I hope you find a good one and get lots of support. Feel free to stay here
as well, if you want. Or come back later. Nobody says you have to
unschool to get something out of this list. As long as you understand that
you *aren't* unschooling, you could still learn things if that was what you
wanted.

> Not that I would exclude all science and math from a
>child I could clearly see was a writer and poetess type though. To me, that
>would be robbing my child of a balanced education and would not be preparing
>her for future studies beyond high school =)

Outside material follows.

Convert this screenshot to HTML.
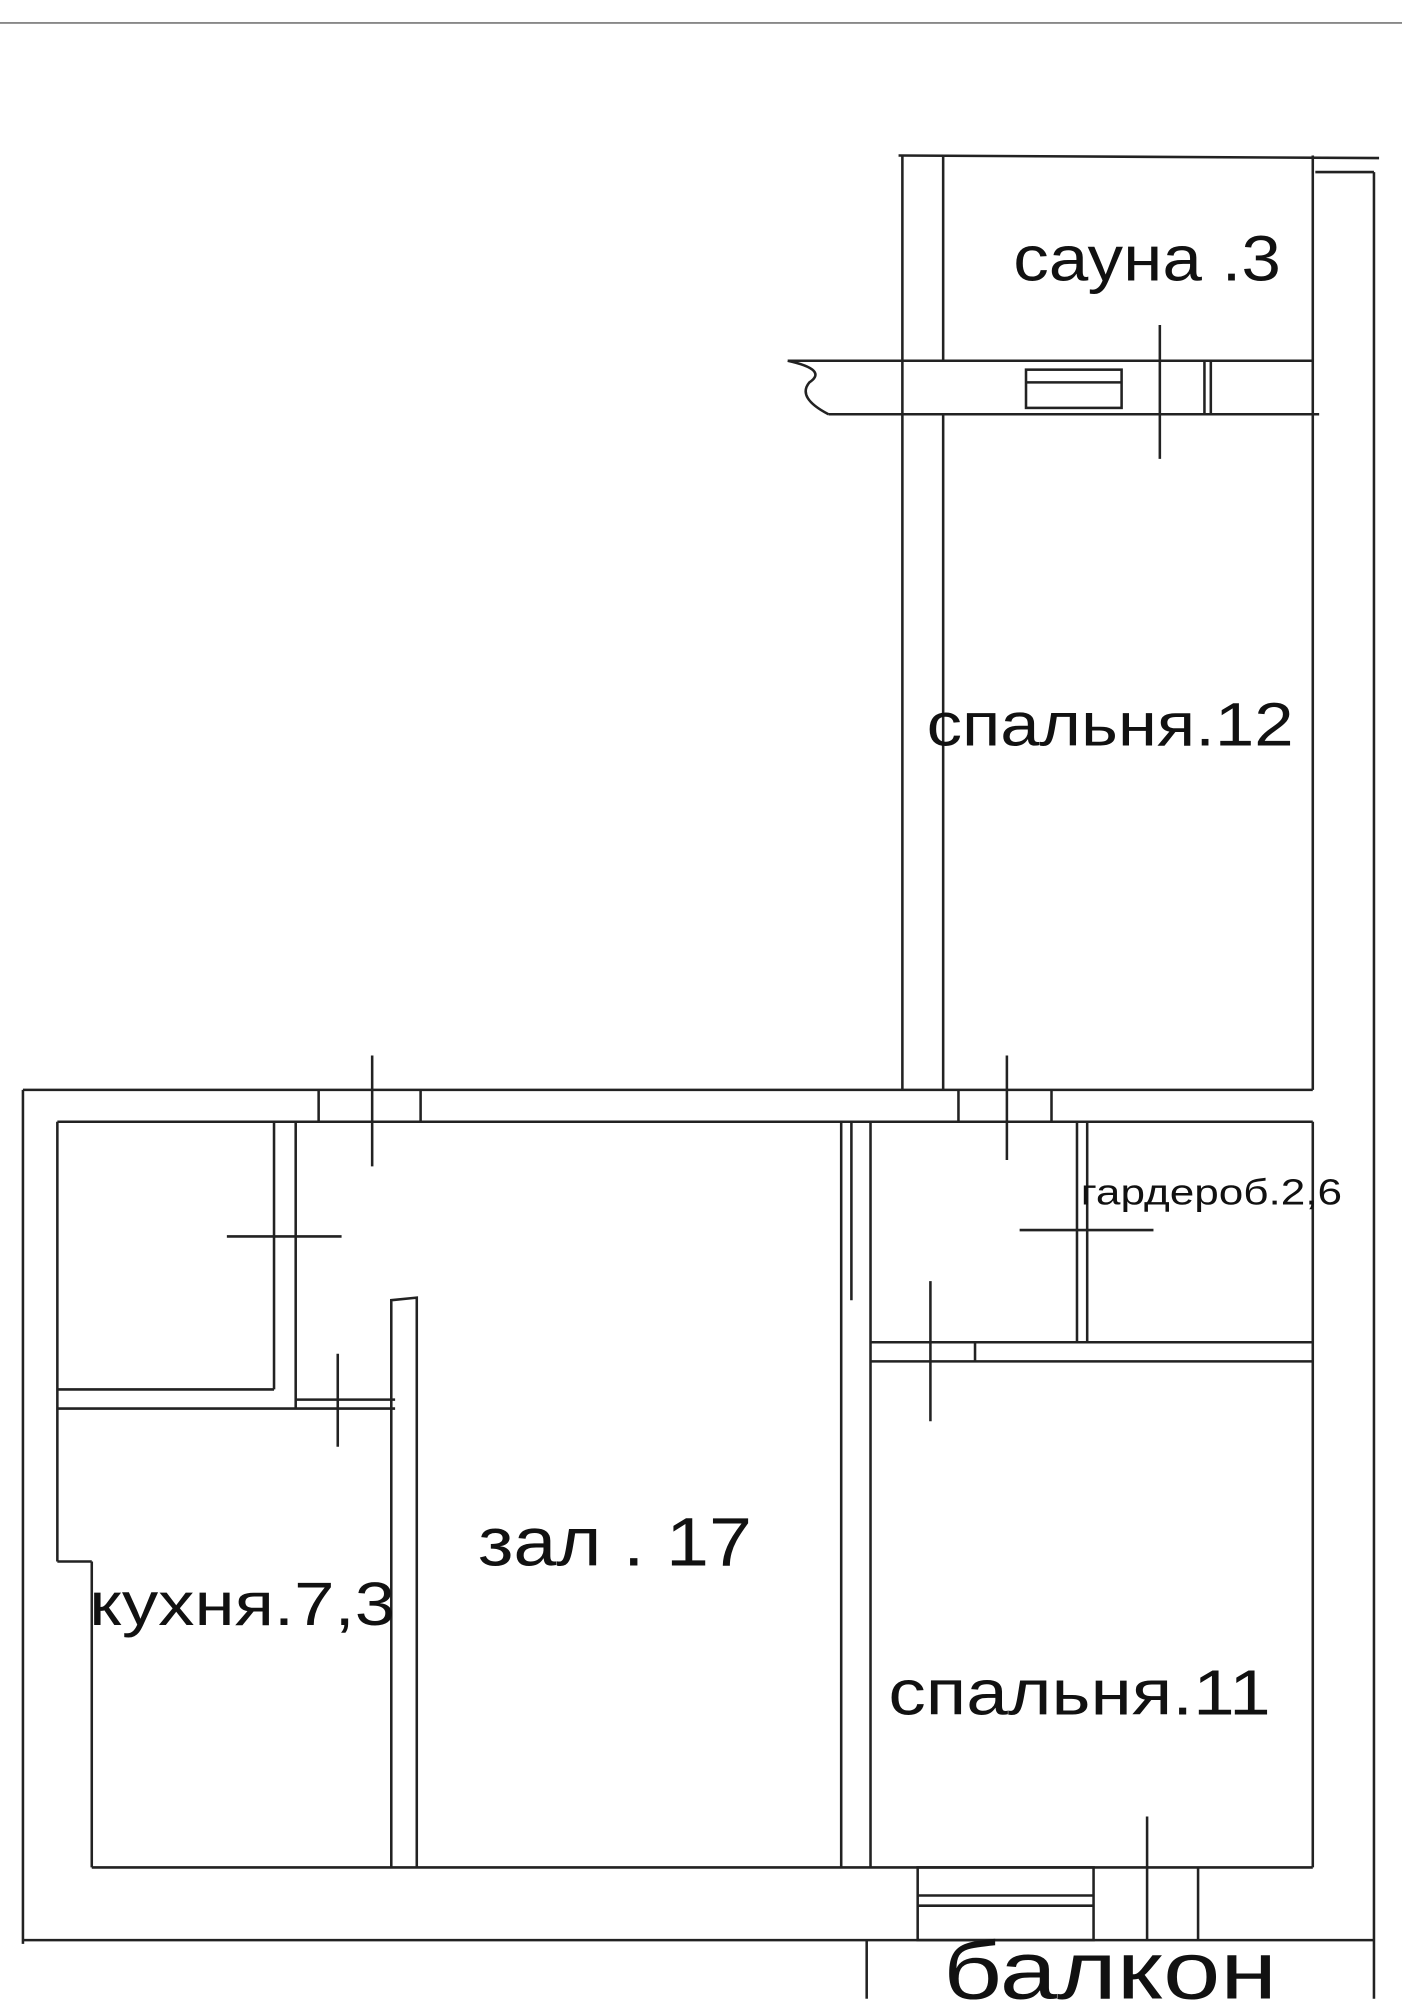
<!DOCTYPE html>
<html><head><meta charset="utf-8"><style>
html,body{margin:0;padding:0;background:#fff;}
svg{display:block}
text{font-family:"Liberation Sans",sans-serif;fill:#111}
</style></head><body>
<svg width="1402" height="2000" viewBox="0 0 1100 1569" preserveAspectRatio="none" xmlns="http://www.w3.org/2000/svg">
<g stroke="#222" stroke-width="2" fill="none">
<line x1="0" y1="18" x2="1100" y2="18" stroke="#888" stroke-width="1.5"/>
<line x1="705" y1="122" x2="1082" y2="124"/>
<line x1="708" y1="122" x2="708" y2="855"/>
<line x1="740" y1="122" x2="740" y2="283"/>
<line x1="740" y1="325" x2="740" y2="855"/>
<line x1="1030" y1="122" x2="1030" y2="855"/>
<line x1="1078" y1="135" x2="1078" y2="1568"/>
<line x1="1032" y1="135" x2="1078" y2="135"/>
<path d="M618 283 L1030 283 M650 325 L1035 325 M618 283 Q650 290 635 300 Q625 312 650 325"/>
<rect x="805" y="290" width="75" height="30"/>
<line x1="805" y1="300" x2="880" y2="300"/>
<line x1="945" y1="283" x2="945" y2="325"/>
<line x1="950" y1="283" x2="950" y2="325"/>
<line x1="910" y1="255" x2="910" y2="360"/>
<line x1="18" y1="855" x2="1030" y2="855"/>
<line x1="45" y1="880" x2="1030" y2="880"/>
<line x1="18" y1="855" x2="18" y2="1525"/>
<line x1="45" y1="880" x2="45" y2="1225"/>
<line x1="45" y1="1225" x2="72" y2="1225"/>
<line x1="72" y1="1225" x2="72" y2="1465"/>
<line x1="72" y1="1465" x2="1030" y2="1465"/>
<line x1="1030" y1="880" x2="1030" y2="1465"/>
<line x1="18" y1="1522" x2="1078" y2="1522"/>
<line x1="250" y1="855" x2="250" y2="880"/>
<line x1="330" y1="855" x2="330" y2="880"/>
<line x1="752" y1="855" x2="752" y2="880"/>
<line x1="825" y1="855" x2="825" y2="880"/>
<line x1="680" y1="1522" x2="680" y2="1568"/>
<rect x="720" y="1465" width="138" height="57"/>
<line x1="720" y1="1487" x2="858" y2="1487"/>
<line x1="720" y1="1495" x2="858" y2="1495"/>
<line x1="940" y1="1465" x2="940" y2="1522"/>
<line x1="215" y1="880" x2="215" y2="1090"/>
<line x1="232" y1="880" x2="232" y2="1105"/>
<line x1="45" y1="1090" x2="215" y2="1090"/>
<line x1="45" y1="1105" x2="310" y2="1105"/>
<line x1="232" y1="1098" x2="310" y2="1098"/>
<path d="M307 1465 L307 1020 L327 1018 L327 1465"/>
<line x1="660" y1="880" x2="660" y2="1465"/>
<line x1="683" y1="880" x2="683" y2="1465"/>
<line x1="668" y1="880" x2="668" y2="1020"/>
<line x1="845" y1="880" x2="845" y2="1053"/>
<line x1="853" y1="880" x2="853" y2="1053"/>
<line x1="683" y1="1053" x2="1030" y2="1053"/>
<line x1="683" y1="1068" x2="1030" y2="1068"/>
<line x1="765" y1="1053" x2="765" y2="1068"/>
<line x1="292" y1="828" x2="292" y2="915"/>
<line x1="790" y1="828" x2="790" y2="910"/>
<line x1="178" y1="970" x2="268" y2="970"/>
<line x1="265" y1="1062" x2="265" y2="1135"/>
<line x1="800" y1="965" x2="905" y2="965"/>
<line x1="730" y1="1005" x2="730" y2="1115"/>
<line x1="900" y1="1425" x2="900" y2="1522"/>
</g>
<text x="795" y="220" font-size="50" textLength="210" lengthAdjust="spacingAndGlyphs">сауна .3</text>
<text x="727" y="585" font-size="48" textLength="288" lengthAdjust="spacingAndGlyphs">спальня.12</text>
<text x="848" y="945" font-size="28" textLength="205" lengthAdjust="spacingAndGlyphs">гардероб.2,6</text>
<text x="375" y="1228" font-size="54" textLength="215" lengthAdjust="spacingAndGlyphs">зал . 17</text>
<text x="70" y="1275" font-size="48" textLength="240" lengthAdjust="spacingAndGlyphs">кухня.7,3</text>
<text x="697" y="1345" font-size="50" textLength="300" lengthAdjust="spacingAndGlyphs">спальня.11</text>
<text x="740" y="1568" font-size="64" textLength="262" lengthAdjust="spacingAndGlyphs">балкон</text>
</svg>
</body></html>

You may have misunderstood something here. I don't think anybody could
exclude science and math from their daily living, so it wouldn't be
excluded from their kids' education. You seem to believe that she wouldn't
find a way to learn more structured science and math if /when she needs
it. I've seen artsy type unschoolers plough through science and math in
order to get into programs that *they* wanted. I just can't see any reason
to do it "just because". As one unschooling girl once told me, "It doesn't
take a whole year to learn fractions." She's well on her way into a career
as an opera singer, with a master's degree no less.
Tia

No one can make you feel inferior without your consent.
Eleanor Roosevelt
*********************************************
Tia Leschke
leschke@...
On Vancouver Island

Helen Hegener

At 11:54 AM -0700 4/10/2002, Tia Leschke wrote:
>You may have misunderstood something here. I don't think anybody could
>exclude science and math from their daily living, so it wouldn't be
>excluded from their kids' education.

It certainly wasn't anything we addressed when our kids were small,
or even when they were older, but our two oldest sons both went into
trades which called for lots of math and science, and they've really
excelled in all those trades (construction, car restoration,
electrician, and firefighting).

> As one unschooling girl once told me, "It doesn't
>take a whole year to learn fractions."

LOL! Jim (the electrician/firefigher) says when he needed to learn
about fractions and decimals his wife taught him both in the car
while they were en route to one of his first jobs (in Tennessee - it
took them four days to get there)! Now he does them in his head
faster than I can do them on paper.

Interestingly, our oldest son John (the construction foreman turned
classic car restorer) and our only girl, Jody (22), both have a
strange kind of math they've taught themselves. I don't know how to
explain it, but when John was down here around Easter (he lives in
Alaska) they were doing something math-related and both were
astonished to find that the other one understood their way of
thinking about numbers - both said nobody else had ever been able to
figure out how they did the processes and arrived at their answers.